* Exercise details
Leaving out every picture, quote the data below exactly as it appears.
(begin)
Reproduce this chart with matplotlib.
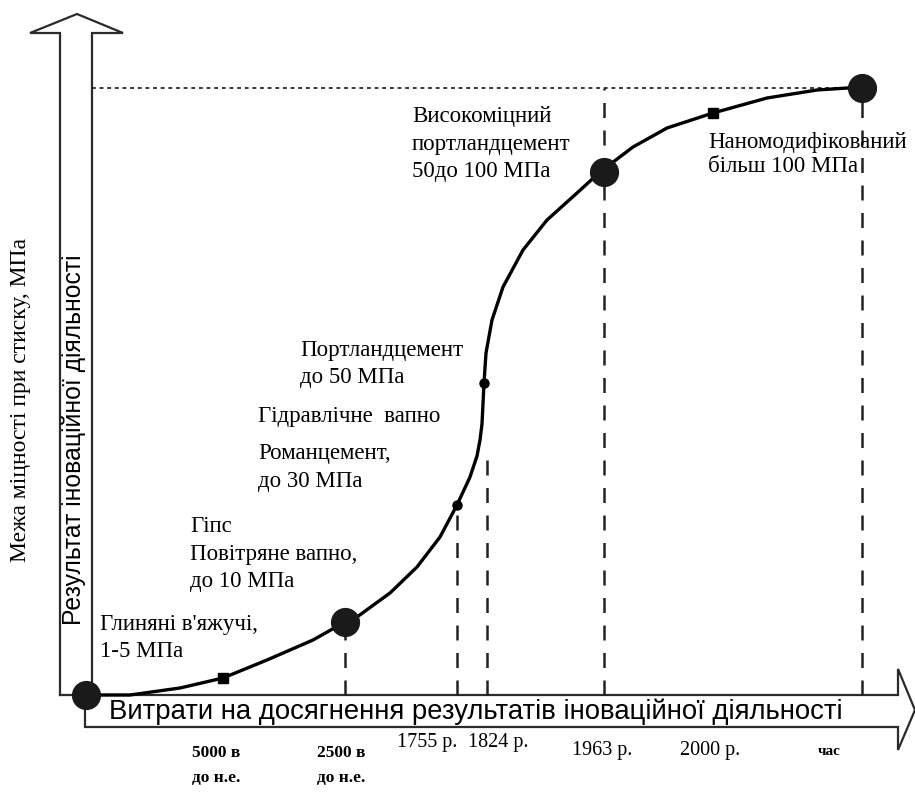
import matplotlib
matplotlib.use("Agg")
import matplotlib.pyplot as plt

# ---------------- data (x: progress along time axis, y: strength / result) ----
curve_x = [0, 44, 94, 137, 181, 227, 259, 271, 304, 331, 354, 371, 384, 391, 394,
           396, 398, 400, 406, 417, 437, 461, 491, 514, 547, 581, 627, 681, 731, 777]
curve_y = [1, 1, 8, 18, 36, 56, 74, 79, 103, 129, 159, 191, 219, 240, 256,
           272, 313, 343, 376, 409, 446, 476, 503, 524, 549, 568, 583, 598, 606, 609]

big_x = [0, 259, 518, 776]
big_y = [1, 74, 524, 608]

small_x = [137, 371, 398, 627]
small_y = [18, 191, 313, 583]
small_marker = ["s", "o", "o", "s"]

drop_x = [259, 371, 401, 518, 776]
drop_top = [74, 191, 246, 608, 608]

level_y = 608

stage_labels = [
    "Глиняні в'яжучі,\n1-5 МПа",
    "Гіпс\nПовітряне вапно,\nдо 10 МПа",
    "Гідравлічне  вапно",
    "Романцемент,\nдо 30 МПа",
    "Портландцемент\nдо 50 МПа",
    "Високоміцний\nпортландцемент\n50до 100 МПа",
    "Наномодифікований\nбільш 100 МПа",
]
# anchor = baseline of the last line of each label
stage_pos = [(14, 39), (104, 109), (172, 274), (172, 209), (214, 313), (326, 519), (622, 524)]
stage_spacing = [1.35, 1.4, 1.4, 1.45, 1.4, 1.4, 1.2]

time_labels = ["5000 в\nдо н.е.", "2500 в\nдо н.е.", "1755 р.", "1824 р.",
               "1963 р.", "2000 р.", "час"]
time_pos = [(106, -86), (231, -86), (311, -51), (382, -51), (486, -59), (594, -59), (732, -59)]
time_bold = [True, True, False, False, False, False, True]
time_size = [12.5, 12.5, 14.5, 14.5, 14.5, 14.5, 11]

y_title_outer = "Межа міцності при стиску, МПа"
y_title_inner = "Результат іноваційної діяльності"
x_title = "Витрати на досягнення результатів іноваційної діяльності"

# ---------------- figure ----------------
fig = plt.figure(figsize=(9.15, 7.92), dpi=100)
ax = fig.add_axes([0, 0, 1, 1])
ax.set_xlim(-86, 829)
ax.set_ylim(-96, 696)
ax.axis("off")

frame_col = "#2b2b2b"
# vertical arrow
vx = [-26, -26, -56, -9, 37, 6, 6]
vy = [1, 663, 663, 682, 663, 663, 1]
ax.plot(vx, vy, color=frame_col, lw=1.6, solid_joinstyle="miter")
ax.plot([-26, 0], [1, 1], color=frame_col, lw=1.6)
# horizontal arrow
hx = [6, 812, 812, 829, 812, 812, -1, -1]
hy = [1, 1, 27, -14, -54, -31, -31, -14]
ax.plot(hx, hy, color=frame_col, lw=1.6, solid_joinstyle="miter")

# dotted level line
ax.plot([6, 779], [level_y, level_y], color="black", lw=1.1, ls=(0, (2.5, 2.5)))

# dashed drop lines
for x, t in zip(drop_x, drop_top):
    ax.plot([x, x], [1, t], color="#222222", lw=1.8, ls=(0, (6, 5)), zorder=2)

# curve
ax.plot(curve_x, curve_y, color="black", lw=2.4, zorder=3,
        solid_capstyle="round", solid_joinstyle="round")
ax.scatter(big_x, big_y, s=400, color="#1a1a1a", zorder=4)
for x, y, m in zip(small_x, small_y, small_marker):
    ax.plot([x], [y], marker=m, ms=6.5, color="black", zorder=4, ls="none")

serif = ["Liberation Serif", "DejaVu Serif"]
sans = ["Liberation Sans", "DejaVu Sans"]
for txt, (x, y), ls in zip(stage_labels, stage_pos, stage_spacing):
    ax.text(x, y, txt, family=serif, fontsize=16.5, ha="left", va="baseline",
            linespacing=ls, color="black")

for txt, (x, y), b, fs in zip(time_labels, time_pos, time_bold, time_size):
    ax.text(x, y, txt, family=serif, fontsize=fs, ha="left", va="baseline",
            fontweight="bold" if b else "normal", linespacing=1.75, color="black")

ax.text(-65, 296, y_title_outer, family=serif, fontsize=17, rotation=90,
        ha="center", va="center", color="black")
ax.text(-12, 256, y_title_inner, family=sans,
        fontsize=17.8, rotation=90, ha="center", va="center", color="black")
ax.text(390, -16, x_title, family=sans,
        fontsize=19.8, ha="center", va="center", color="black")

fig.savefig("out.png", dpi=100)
(end)
* Task solution
Reproduce this chart with matplotlib.
import matplotlib
matplotlib.use("Agg")
import matplotlib.pyplot as plt

# ---------------- data (x: progress along time axis, y: strength / result) ----
curve_x = [0, 44, 94, 137, 181, 227, 259, 271, 304, 331, 354, 371, 384, 391, 394,
           396, 398, 400, 406, 417, 437, 461, 491, 514, 547, 581, 627, 681, 731, 777]
curve_y = [1, 1, 8, 18, 36, 56, 74, 79, 103, 129, 159, 191, 219, 240, 256,
           272, 313, 343, 376, 409, 446, 476, 503, 524, 549, 568, 583, 598, 606, 609]

big_x = [0, 259, 518, 776]
big_y = [1, 74, 524, 608]

small_x = [137, 371, 398, 627]
small_y = [18, 191, 313, 583]
small_marker = ["s", "o", "o", "s"]

drop_x = [259, 371, 401, 518, 776]
drop_top = [74, 191, 246, 608, 608]

level_y = 608

stage_labels = [
    "Глиняні в'яжучі,\n1-5 МПа",
    "Гіпс\nПовітряне вапно,\nдо 10 МПа",
    "Гідравлічне  вапно",
    "Романцемент,\nдо 30 МПа",
    "Портландцемент\nдо 50 МПа",
    "Високоміцний\nпортландцемент\n50до 100 МПа",
    "Наномодифікований\nбільш 100 МПа",
]
# anchor = baseline of the last line of each label
stage_pos = [(14, 39), (104, 109), (172, 274), (172, 209), (214, 313), (326, 519), (622, 524)]
stage_spacing = [1.35, 1.4, 1.4, 1.45, 1.4, 1.4, 1.2]

time_labels = ["5000 в\nдо н.е.", "2500 в\nдо н.е.", "1755 р.", "1824 р.",
               "1963 р.", "2000 р.", "час"]
time_pos = [(106, -86), (231, -86), (311, -51), (382, -51), (486, -59), (594, -59), (732, -59)]
time_bold = [True, True, False, False, False, False, True]
time_size = [12.5, 12.5, 14.5, 14.5, 14.5, 14.5, 11]

y_title_outer = "Межа міцності при стиску, МПа"
y_title_inner = "Результат іноваційної діяльності"
x_title = "Витрати на досягнення результатів іноваційної діяльності"

# ---------------- figure ----------------
fig = plt.figure(figsize=(9.15, 7.92), dpi=100)
ax = fig.add_axes([0, 0, 1, 1])
ax.set_xlim(-86, 829)
ax.set_ylim(-96, 696)
ax.axis("off")

frame_col = "#2b2b2b"
# vertical arrow
vx = [-26, -26, -56, -9, 37, 6, 6]
vy = [1, 663, 663, 682, 663, 663, 1]
ax.plot(vx, vy, color=frame_col, lw=1.6, solid_joinstyle="miter")
ax.plot([-26, 0], [1, 1], color=frame_col, lw=1.6)
# horizontal arrow
hx = [6, 812, 812, 829, 812, 812, -1, -1]
hy = [1, 1, 27, -14, -54, -31, -31, -14]
ax.plot(hx, hy, color=frame_col, lw=1.6, solid_joinstyle="miter")

# dotted level line
ax.plot([6, 779], [level_y, level_y], color="black", lw=1.1, ls=(0, (2.5, 2.5)))

# dashed drop lines
for x, t in zip(drop_x, drop_top):
    ax.plot([x, x], [1, t], color="#222222", lw=1.8, ls=(0, (6, 5)), zorder=2)

# curve
ax.plot(curve_x, curve_y, color="black", lw=2.4, zorder=3,
        solid_capstyle="round", solid_joinstyle="round")
ax.scatter(big_x, big_y, s=400, color="#1a1a1a", zorder=4)
for x, y, m in zip(small_x, small_y, small_marker):
    ax.plot([x], [y], marker=m, ms=6.5, color="black", zorder=4, ls="none")

serif = ["Liberation Serif", "DejaVu Serif"]
sans = ["Liberation Sans", "DejaVu Sans"]
for txt, (x, y), ls in zip(stage_labels, stage_pos, stage_spacing):
    ax.text(x, y, txt, family=serif, fontsize=16.5, ha="left", va="baseline",
            linespacing=ls, color="black")

for txt, (x, y), b, fs in zip(time_labels, time_pos, time_bold, time_size):
    ax.text(x, y, txt, family=serif, fontsize=fs, ha="left", va="baseline",
            fontweight="bold" if b else "normal", linespacing=1.75, color="black")

ax.text(-65, 296, y_title_outer, family=serif, fontsize=17, rotation=90,
        ha="center", va="center", color="black")
ax.text(-12, 256, y_title_inner, family=sans,
        fontsize=17.8, rotation=90, ha="center", va="center", color="black")
ax.text(390, -16, x_title, family=sans,
        fontsize=19.8, ha="center", va="center", color="black")

fig.savefig("out.png", dpi=100)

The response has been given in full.